Policjanci z Pragi-Południe zatrzymali 34-latka podejrzanego o czynną napaść na funkcjonariuszy Straży Miejskiej oraz uszkodzenie radiowozu – poinformowała rzeczniczka Komendy Rejonowej Policji Warszawa VII nadkom. Joanna Węgrzyniak. Dodała, że mężczyzna m.in. strzelał do strażników z broni czarnoprochowej.
Do zdarzenia doszło kilka dni temu w okolicach ronda Wiatraczna. Strażnicy miejscy interweniowali w związku ze źle zaparkowanym samochodem.
Joanna Węgrzyniak wskazała, że 34-latek, który jeździł tym pojazdem, zachowywał się wobec strażników miejskich agresywnie. Od samego początku przemocą i siłą wobec każdego z funkcjonariuszy próbował zmusić ich do odstąpienia od interwencji. Odjechał samochodem nie bacząc, że potrąca strażnika, po chwili zaczął strzelać z broni czarnoprochowej. A na koniec przeciął oponę w radiowozie Straży Miejskiej - wyliczyła.
Sprawą od razu zajęli się policjanci, którzy szybko wytypowali prawdopodobnego sprawcę.
Do zatrzymania doszło dwa dni po zdarzeniu. U 34-latka kryminalni zabezpieczyli broń, którą posłużył się podczas czynnej napaści. Śledczy zgromadzili materiał dowodowy, został on przekazany do Prokuratury Rejonowej Warszawa Praga-Południe.
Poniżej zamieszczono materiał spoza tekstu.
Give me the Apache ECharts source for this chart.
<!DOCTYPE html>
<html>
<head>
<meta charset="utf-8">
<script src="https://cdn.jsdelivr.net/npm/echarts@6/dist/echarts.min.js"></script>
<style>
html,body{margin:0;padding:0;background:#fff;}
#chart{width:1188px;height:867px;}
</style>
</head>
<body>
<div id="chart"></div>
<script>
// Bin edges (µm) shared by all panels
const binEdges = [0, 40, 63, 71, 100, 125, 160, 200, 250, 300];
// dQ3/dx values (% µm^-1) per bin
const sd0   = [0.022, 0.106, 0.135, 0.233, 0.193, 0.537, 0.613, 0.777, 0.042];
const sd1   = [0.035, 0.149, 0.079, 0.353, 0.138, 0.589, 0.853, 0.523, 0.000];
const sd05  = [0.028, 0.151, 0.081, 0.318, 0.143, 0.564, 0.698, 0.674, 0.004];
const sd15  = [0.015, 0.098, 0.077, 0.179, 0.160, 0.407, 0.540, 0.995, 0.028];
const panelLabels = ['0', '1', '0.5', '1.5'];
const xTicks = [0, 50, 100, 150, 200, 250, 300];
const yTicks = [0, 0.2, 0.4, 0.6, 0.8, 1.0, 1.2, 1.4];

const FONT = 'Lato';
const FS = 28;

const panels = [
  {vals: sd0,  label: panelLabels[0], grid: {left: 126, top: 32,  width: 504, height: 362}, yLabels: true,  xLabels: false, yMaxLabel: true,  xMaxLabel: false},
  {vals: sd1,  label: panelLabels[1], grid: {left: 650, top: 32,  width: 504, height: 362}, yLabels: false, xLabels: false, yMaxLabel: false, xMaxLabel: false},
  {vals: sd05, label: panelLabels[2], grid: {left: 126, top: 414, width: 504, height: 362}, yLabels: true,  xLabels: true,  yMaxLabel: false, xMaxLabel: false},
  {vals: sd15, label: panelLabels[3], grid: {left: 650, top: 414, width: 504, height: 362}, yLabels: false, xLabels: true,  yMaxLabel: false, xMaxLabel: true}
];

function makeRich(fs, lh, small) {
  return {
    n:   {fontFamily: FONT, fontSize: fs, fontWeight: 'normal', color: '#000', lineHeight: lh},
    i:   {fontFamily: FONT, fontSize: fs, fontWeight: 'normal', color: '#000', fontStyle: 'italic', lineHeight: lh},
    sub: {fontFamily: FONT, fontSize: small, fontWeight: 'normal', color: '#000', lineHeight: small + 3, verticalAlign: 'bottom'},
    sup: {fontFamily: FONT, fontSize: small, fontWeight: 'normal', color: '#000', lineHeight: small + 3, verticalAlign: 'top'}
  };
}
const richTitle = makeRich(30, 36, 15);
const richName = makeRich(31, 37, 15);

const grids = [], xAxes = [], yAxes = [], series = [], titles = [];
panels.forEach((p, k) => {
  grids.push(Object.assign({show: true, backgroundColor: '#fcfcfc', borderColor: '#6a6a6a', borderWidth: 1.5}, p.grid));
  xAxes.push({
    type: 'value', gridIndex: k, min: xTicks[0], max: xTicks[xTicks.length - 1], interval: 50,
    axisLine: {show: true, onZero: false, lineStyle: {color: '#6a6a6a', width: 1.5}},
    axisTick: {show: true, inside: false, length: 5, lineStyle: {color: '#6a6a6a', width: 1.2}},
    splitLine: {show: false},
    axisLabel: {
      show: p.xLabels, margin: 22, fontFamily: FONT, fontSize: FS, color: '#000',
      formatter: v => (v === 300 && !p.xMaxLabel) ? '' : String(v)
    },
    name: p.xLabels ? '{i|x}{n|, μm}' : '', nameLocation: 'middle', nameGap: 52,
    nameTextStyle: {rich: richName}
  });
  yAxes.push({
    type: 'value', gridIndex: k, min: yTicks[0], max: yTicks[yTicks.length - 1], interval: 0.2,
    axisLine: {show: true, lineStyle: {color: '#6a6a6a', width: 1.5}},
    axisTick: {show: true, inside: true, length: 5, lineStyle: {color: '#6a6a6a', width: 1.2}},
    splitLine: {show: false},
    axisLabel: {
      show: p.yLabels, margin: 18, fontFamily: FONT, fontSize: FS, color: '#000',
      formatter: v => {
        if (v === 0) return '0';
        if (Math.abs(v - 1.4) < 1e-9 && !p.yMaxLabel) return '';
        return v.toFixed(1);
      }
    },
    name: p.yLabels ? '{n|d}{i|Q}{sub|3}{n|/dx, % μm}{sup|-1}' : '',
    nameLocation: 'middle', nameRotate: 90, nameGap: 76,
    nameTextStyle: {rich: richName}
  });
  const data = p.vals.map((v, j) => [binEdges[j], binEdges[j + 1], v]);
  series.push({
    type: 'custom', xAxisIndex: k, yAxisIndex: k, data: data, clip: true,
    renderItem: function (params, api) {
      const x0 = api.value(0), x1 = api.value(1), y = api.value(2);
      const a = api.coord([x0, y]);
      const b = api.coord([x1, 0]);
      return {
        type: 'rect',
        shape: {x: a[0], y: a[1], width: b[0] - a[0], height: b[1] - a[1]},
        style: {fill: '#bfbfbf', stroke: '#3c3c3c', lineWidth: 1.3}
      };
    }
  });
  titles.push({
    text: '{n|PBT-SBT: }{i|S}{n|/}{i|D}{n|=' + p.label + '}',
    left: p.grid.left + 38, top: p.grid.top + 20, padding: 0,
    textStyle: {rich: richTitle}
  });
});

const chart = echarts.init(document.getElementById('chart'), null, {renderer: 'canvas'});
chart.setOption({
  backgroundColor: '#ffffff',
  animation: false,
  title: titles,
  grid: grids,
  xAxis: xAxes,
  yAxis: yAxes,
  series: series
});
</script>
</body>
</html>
Tam też policjanci doprowadzili zatrzymanego - dodała.
W prokuraturze mężczyzna usłyszał zrzuty stosowania przemocy wobec strażników w celu zmuszenia ich do zaniechania prawnej czynności służbowej, czynnej napaści i uszkodzenia mienia. Podejrzany został objęty policyjnym dozorem - poinformowała rzeczniczka Prokuratury Okręgowej Warszawa-Praga prok. Katarzyna Skrzeczkowska.